The 178-year-old operator had been desperately seeking 200 million pounds ( USD 250 million, 227 million euros) from private investors to save it from collapse.

“Despite considerable efforts, those discussions have not resulted in agreement between the company’s stakeholders and proposed new money providers,” Thomas Cook said in a statement.

“The company’s board has therefore concluded that it had no choice but to take steps to enter into compulsory liquidation with immediate effect.”              

The government said it had hired planes to fly home an estimated 150,000 holidaymakers to the UK, in an operation starting on Monday.

“Following the collapse of Thomas Cook and the cancellation of all its flights, Transport Secretary Grant Shapps has announced that the government and UK Civil Aviation Authority has hired dozens of charter planes to fly customers home free of charge,” a separate statement said, describing it as the largest repatriation in peacetime history.

“All customers currently abroad with Thomas Cook who are booked to return to the UK over the next two weeks will be brought home as close as possible to their booked return date.”              

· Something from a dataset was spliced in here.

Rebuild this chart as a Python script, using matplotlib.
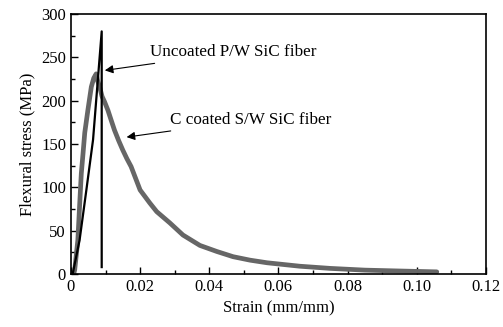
import matplotlib
matplotlib.use("Agg")
import matplotlib.pyplot as plt
from matplotlib.ticker import MultipleLocator, FuncFormatter

plt.rcParams["font.family"] = ["Liberation Serif", "DejaVu Serif"]

# Uncoated P/W SiC fiber
uncoated_strain = [0.0005, 0.0025, 0.0045, 0.0064, 0.0089, 0.0089]
uncoated_stress = [0, 39, 98, 155, 280, 8]

# C coated S/W SiC fiber
coated_strain = [0.0008, 0.0011, 0.0020, 0.0025, 0.0030, 0.0035, 0.0040, 0.0049,
                 0.0059, 0.0066, 0.0073, 0.0078, 0.0083, 0.0090, 0.0097, 0.0107,
                 0.0116, 0.0126, 0.0138, 0.0150, 0.0162, 0.0174, 0.0200, 0.0228,
                 0.0248, 0.0286, 0.0324, 0.0373, 0.0422, 0.0469, 0.0518, 0.0567,
                 0.0662, 0.0750, 0.0850, 0.0950, 0.1058]
coated_stress = [0, 5, 39, 78, 116, 139, 163, 189,
                 216, 226, 231, 222, 216, 205, 199, 189,
                 178, 166, 154, 143, 133, 124, 97, 82,
                 72, 59, 45, 33, 26, 20, 16, 13,
                 9, 6.5, 4.5, 3.5, 2.5]

fig = plt.figure(figsize=(5.03, 3.27), dpi=100)
ax = fig.add_axes([0.141, 0.162, 0.825, 0.795])

ax.plot(coated_strain, coated_stress, color="#666666", lw=3.4,
        solid_capstyle="round", solid_joinstyle="round")
ax.plot(uncoated_strain, uncoated_stress, color="black", lw=1.6)

ax.set_xlim(0, 0.12)
ax.set_ylim(0, 300)
ax.xaxis.set_major_locator(MultipleLocator(0.02))
ax.xaxis.set_minor_locator(MultipleLocator(0.01))
ax.yaxis.set_major_locator(MultipleLocator(50))
ax.yaxis.set_minor_locator(MultipleLocator(25))
ax.xaxis.set_major_formatter(FuncFormatter(lambda v, p: "0" if abs(v) < 1e-9 else f"{v:.2f}"))
ax.tick_params(which="major", direction="in", length=5, width=1, labelsize=12)
ax.tick_params(which="minor", direction="in", length=3, width=1)
for s in ax.spines.values():
    s.set_linewidth(1.2)

ax.set_xlabel("Strain (mm/mm)", fontsize=12)
ax.set_ylabel("Flexural stress (MPa)", fontsize=12)

ax.annotate("Uncoated P/W SiC fiber", xy=(0.0098, 235), xytext=(0.0230, 256),
            fontsize=12.3, va="center",
            arrowprops=dict(arrowstyle="-|>", color="black", lw=0.8, shrinkA=2, shrinkB=0))
ax.annotate("C coated S/W SiC fiber", xy=(0.0161, 158), xytext=(0.0286, 178),
            fontsize=12.3, va="center",
            arrowprops=dict(arrowstyle="-|>", color="black", lw=0.8, shrinkA=2, shrinkB=0))

fig.savefig("out.png", dpi=100)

Thomas Cook chief executive Peter Fankhauser called it a “deeply sad day”.

“It is a matter of profound regret to me and the rest of the board that we were not successful,” he said.

“This marks a deeply sad day for the company which pioneered package holidays and made travel possible for millions of people around the world,” he added in the group’s statement.

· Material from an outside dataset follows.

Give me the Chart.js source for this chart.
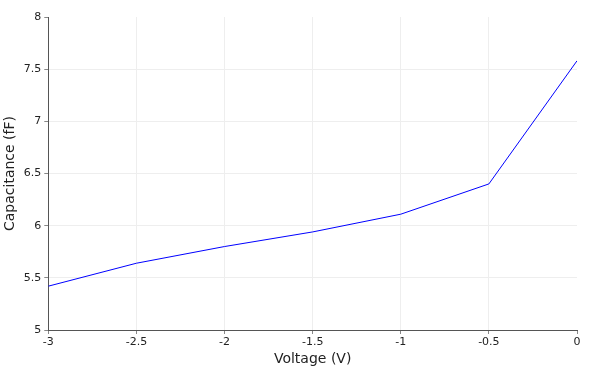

The firm’s creditors held a marathon meeting on Sunday to try



and work out a deal, followed by a meeting of the board of directors.

Reports said a collapse of the group would mean the repatriation of 6,00,000 tourists, including around 1,50,000 seeking government help returning to the UK.

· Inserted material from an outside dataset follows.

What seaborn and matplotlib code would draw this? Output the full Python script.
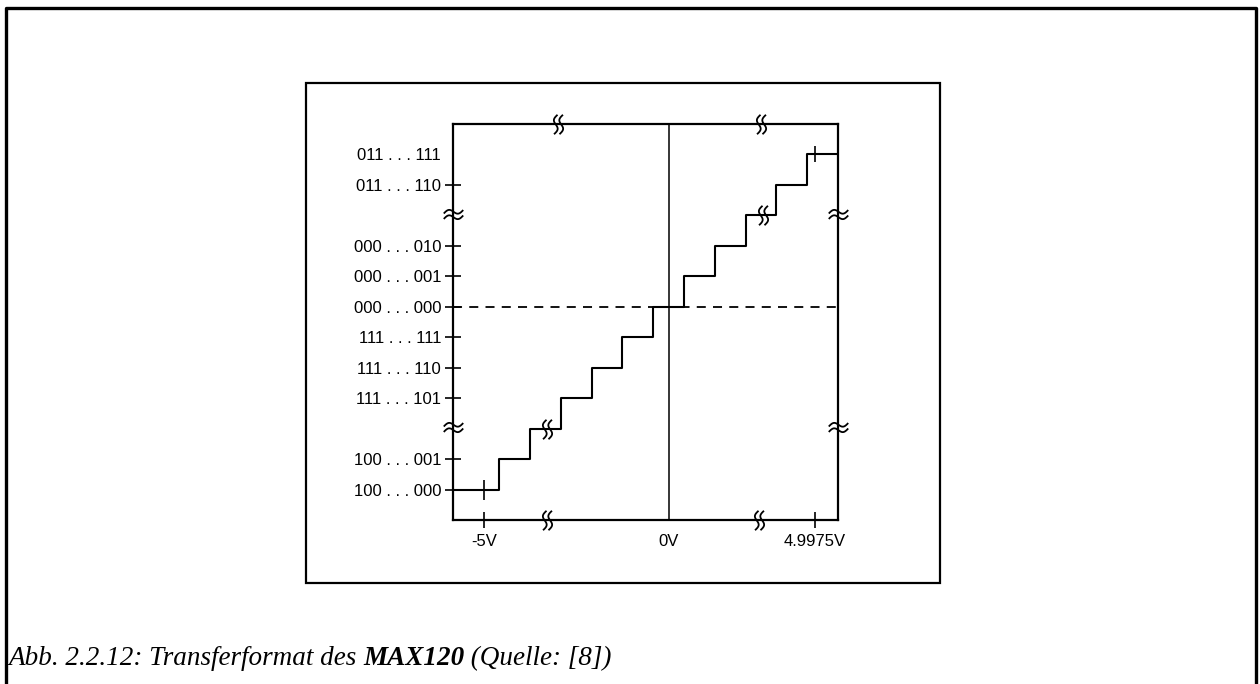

Two years ago, the collapse of Monarch Airlines prompted the British government to take emergency action to return 1,10,000 stranded passengers, costing taxpayers some 60 million pounds on hiring planes.

As well as the grounding of its planes, Thomas Cook has been forced to shut travel agencies, leaving the group’s 22,000 global employees—9,000 of whom are in Britain—out of a job.

Holidaymakers had already reported problems, with guests at a hotel in Tunisia owed money by Thomas Cook being asked for extra money before being allowed to leave, according to a tourist interviewed by AFP.

Chinese peer Fosun, which was already the biggest shareholder in Thomas Cook, agreed last month to inject 450 million pounds into the business as part of an initial 900 million pounds rescue package.

In return, the Hong Kong-listed conglomerate acquired a 75 per cent stake in Thomas Cook’s tour operating division and 25 per cent of its airline unit.

Thomas Cook in May revealed that first-half losses widened on a major write-down, caused in part by Brexit uncertainty that delayed summer holiday bookings.

The group, which has around 600 stores across the UK, has also come under pressure from fierce online competition.

Cabinet maker Thomas Cook created the travel firm in 1841 to carry temperance supporters by train between British cities.

It soon began arranging foreign trips, being the first operator to take British travellers on escorted visits to Europe in 1855, to the United States in 1866 and on a round-the-world trips in 1872.

The company was also a pioneer in introducing “circular note”—products that would later become traveller’s cheques.